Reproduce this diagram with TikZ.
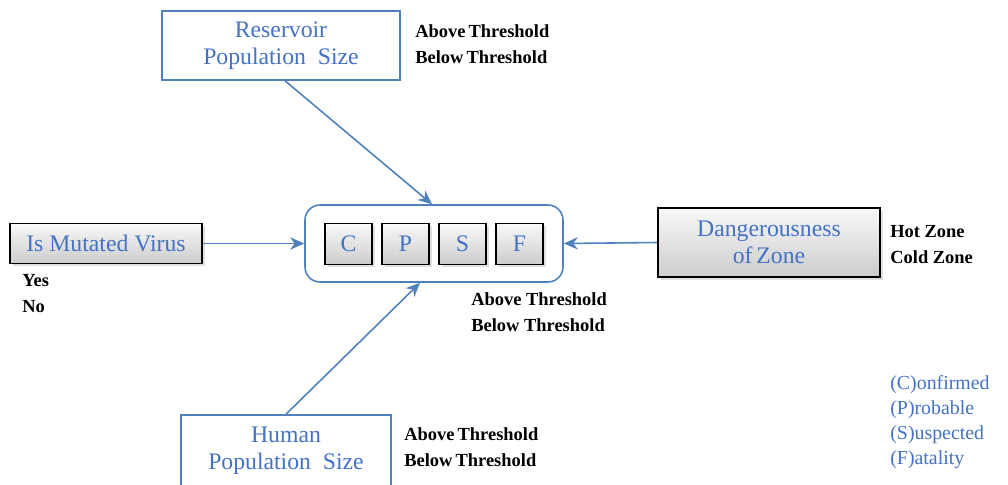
\documentclass[tikz,border=0pt]{standalone}
\usepackage{fontspec}
\setmainfont{Liberation Serif}
\usetikzlibrary{arrows.meta, positioning, shadows}
\definecolor{linkblue}{RGB}{79, 129, 189}
\definecolor{labelblue}{RGB}{68, 114, 196}

\tikzset{
  framebox/.style={draw=linkblue, line width=0.9pt, fill=white, text=labelblue, align=center, inner sep=0pt, font=\fontsize{13.5}{15.3}\selectfont},
  greybox/.style={draw=black, line width=1pt, top color=gray!5, bottom color=gray!40, drop shadow={opacity=0.25, shadow xshift=1.5pt, shadow yshift=-1.5pt}, text=labelblue, align=center, inner sep=0pt, font=\fontsize{13.5}{15.3}\selectfont},
  note/.style={font=\bfseries\fontsize{10.5}{14.8}\selectfont, align=left, anchor=west, inner sep=0pt},
  link/.style={draw=linkblue, line width=0.9pt, -{Stealth[length=8pt, width=7pt]}}
}

\begin{document}
\begin{tikzpicture}[x=0.02cm, y=-0.02cm]
  \clip (0,0) rectangle (1008,484);
  \fill[white] (0,0) rectangle (1008,484);

  % outer frame round the four case boxes
  \node[framebox, rounded corners=0.3cm, minimum width=5.16cm, minimum height=1.54cm] (cpsf) at (434,243.5) {};
  \foreach \c/\x in {C/348.5, P/405.5, S/462.5, F/519.5} {
    \node[greybox, minimum width=0.94cm, minimum height=0.82cm] (case\c) at (\x,244) {\c};
  }

  \node[framebox, minimum width=4.76cm, minimum height=1.38cm] (reservoir) at (281,45.5) {Reservoir\\Population\ \ Size};
  \node[framebox, minimum width=4.2cm, minimum height=1.44cm] (human) at (286,451) {Human\\Population\ \ Size};
  \node[greybox, minimum width=3.84cm, minimum height=0.8cm] (mutated) at (106,243.5) {Is Mutated Virus};
  \node[greybox, minimum width=4.44cm, minimum height=1.38cm] (danger) at (769,242.5) {Dangerousness\\of\,Zone};

  % value labels
  \node[note] (resvalues) at (415,44) {Above\,Threshold\\Below\,Threshold};
  \node[note] (cpsfvalues) at (471,312) {Above Threshold\\Below Threshold};
  \node[note] (humanvalues) at (404,447) {Above\,Threshold\\Below\,Threshold};
  \node[note] (mutvalues) at (22,293.5) {Yes\\No};
  \node[note] (zonevalues) at (890,245) {Hot Zone\\Cold Zone};

  \node[note, font=\fontsize{11.3}{14.2}\selectfont, text=labelblue] (legend) at (890,422.5) {(C)onfirmed\\(P)robable\\(S)uspected\\(F)atality};

  % connectors
  \draw[link] ([xshift=0.08cm]reservoir.south) -- ([xshift=-0.04cm]cpsf.north);
  \draw[link] (human.north) -- ([xshift=-0.28cm]cpsf.south);
  \draw[link] (mutated.east) -- (cpsf.west);
  \draw[link] (danger.west) -- (cpsf.east);
\end{tikzpicture}
\end{document}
---------------
EXERCISE DIRECTIONS
Copy the material exactly. Do not include the pictures.

FULL ANSWER
Reproduce this diagram with TikZ.
\documentclass[tikz,border=0pt]{standalone}
\usepackage{fontspec}
\setmainfont{Liberation Serif}
\usetikzlibrary{arrows.meta, positioning, shadows}
\definecolor{linkblue}{RGB}{79, 129, 189}
\definecolor{labelblue}{RGB}{68, 114, 196}

\tikzset{
  framebox/.style={draw=linkblue, line width=0.9pt, fill=white, text=labelblue, align=center, inner sep=0pt, font=\fontsize{13.5}{15.3}\selectfont},
  greybox/.style={draw=black, line width=1pt, top color=gray!5, bottom color=gray!40, drop shadow={opacity=0.25, shadow xshift=1.5pt, shadow yshift=-1.5pt}, text=labelblue, align=center, inner sep=0pt, font=\fontsize{13.5}{15.3}\selectfont},
  note/.style={font=\bfseries\fontsize{10.5}{14.8}\selectfont, align=left, anchor=west, inner sep=0pt},
  link/.style={draw=linkblue, line width=0.9pt, -{Stealth[length=8pt, width=7pt]}}
}

\begin{document}
\begin{tikzpicture}[x=0.02cm, y=-0.02cm]
  \clip (0,0) rectangle (1008,484);
  \fill[white] (0,0) rectangle (1008,484);

  % outer frame round the four case boxes
  \node[framebox, rounded corners=0.3cm, minimum width=5.16cm, minimum height=1.54cm] (cpsf) at (434,243.5) {};
  \foreach \c/\x in {C/348.5, P/405.5, S/462.5, F/519.5} {
    \node[greybox, minimum width=0.94cm, minimum height=0.82cm] (case\c) at (\x,244) {\c};
  }

  \node[framebox, minimum width=4.76cm, minimum height=1.38cm] (reservoir) at (281,45.5) {Reservoir\\Population\ \ Size};
  \node[framebox, minimum width=4.2cm, minimum height=1.44cm] (human) at (286,451) {Human\\Population\ \ Size};
  \node[greybox, minimum width=3.84cm, minimum height=0.8cm] (mutated) at (106,243.5) {Is Mutated Virus};
  \node[greybox, minimum width=4.44cm, minimum height=1.38cm] (danger) at (769,242.5) {Dangerousness\\of\,Zone};

  % value labels
  \node[note] (resvalues) at (415,44) {Above\,Threshold\\Below\,Threshold};
  \node[note] (cpsfvalues) at (471,312) {Above Threshold\\Below Threshold};
  \node[note] (humanvalues) at (404,447) {Above\,Threshold\\Below\,Threshold};
  \node[note] (mutvalues) at (22,293.5) {Yes\\No};
  \node[note] (zonevalues) at (890,245) {Hot Zone\\Cold Zone};

  \node[note, font=\fontsize{11.3}{14.2}\selectfont, text=labelblue] (legend) at (890,422.5) {(C)onfirmed\\(P)robable\\(S)uspected\\(F)atality};

  % connectors
  \draw[link] ([xshift=0.08cm]reservoir.south) -- ([xshift=-0.04cm]cpsf.north);
  \draw[link] (human.north) -- ([xshift=-0.28cm]cpsf.south);
  \draw[link] (mutated.east) -- (cpsf.west);
  \draw[link] (danger.west) -- (cpsf.east);
\end{tikzpicture}
\end{document}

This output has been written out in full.